While I profoundly disagree with both of them being the greatest of all time, I also understand that this is the beautiful, entirely unquantifiable nature of footballing opinion.
 
In my humble opinion, when you watch the footage of the game’s historic past, the modern obsession with statistics begins to look shallow.

How do Messi and Ronaldo truly look when lined up next to the romantic ghosts of the past?

My former Sports Editor, Navjeet Singh, just like his close friend, the late Raj Kumar Soman, who was the Photo Chief, offered a completely different gospel.

They firmly believe Diego Armando Maradona is the greatest to ever lace a pair of boots, simply because, as veteran newsroom person, they love a flawed genius.

If any impact, measured by my data,  is the only metric we are allowed to measure greatness by, then surely we should be calculating exactly how many grams of substance Diego Maradona ingested before dragging Argentina to a World Cup triumph. That is a real impact. That is heavy lifting.

Ultimately, this data-driven debate completely ignores the human element.

Pele won three World Cups, but because he spent his peak years in South America, the football-data-obsessed modern critic claims he never tested himself in Europe.

Maradona was fundamentally a chaotic, unpredictable force of nature, yet he still single handedly engineered a World Cup for Argentina through sheer genius.

George Best was arguably the most naturally gifted genius to ever emerge from the Manchester United academy. A rockstar who treated elite defenders like temporary inconveniences before completely disappearing into the Belfast night, yet because he carried the passport of Northern Ireland, he never stepped foot on a World Cup pitch.

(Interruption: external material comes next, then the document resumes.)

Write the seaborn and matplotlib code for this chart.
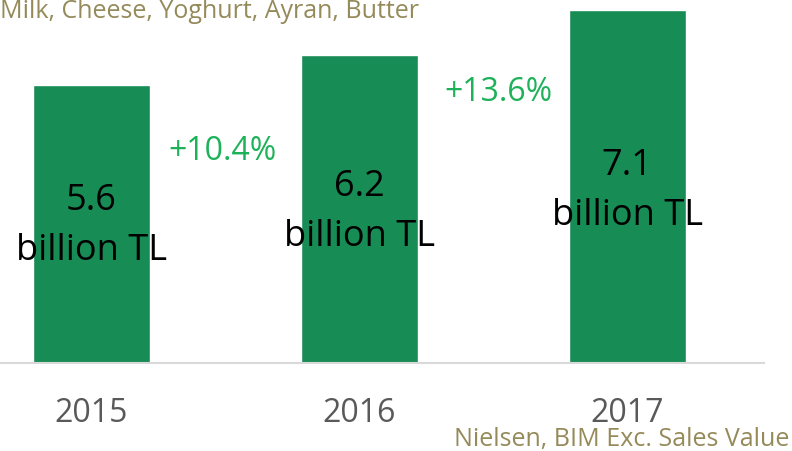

Johan Cruyff didn’t just play the game, this man fundamentally invented the modern spatial architecture of it, shifting the tectonic plates of tactical thought forever. Yet, because he failed to win a World Cup final, are we to foolishly claim he isn’t the best? Even Ronaldo Nazario played a massive portion of his career with one good knee, yet he still managed to win two World Cups and completely tear the continent of Europe to shreds, and who are we to say he’s is not the best ever?

In the early 2000s, Zinedine Zidane did not need to score forty goals a season when he moved across the pitch like a dancer in slow motion. Ronaldinho played the game with a permanent smile, treating the highest pressure environments on earth like a casual kickabout on the beach in Copacabana, inventing tricks that felt like pure witchcraft.

And if we are talking about the sheer, unadulterated romance of the game, how do they compare to our very own Supermokh, Mokhtar Dahari?

Long before the multi-million dollar deals sanitised the sport, Supermokh ran at the English defense in 1978 to score that iconic equaliser against Bobby Robson’s team, it wasn’t about data tracking. It was about raw, unfiltered national pride.

It is wonderful that we are having this conversation, but we must ask ourselves what it actually means.
 
If we strip away the romance, the character flaws, the nights I spent with my dad arguing why he hates Manchester United and Sir Alex Ferguson and the group WhatsApp debate on football, just to worship the spreadsheet and calculator, we haven’t found the GOAT. We’ve just forgotten how to love the game.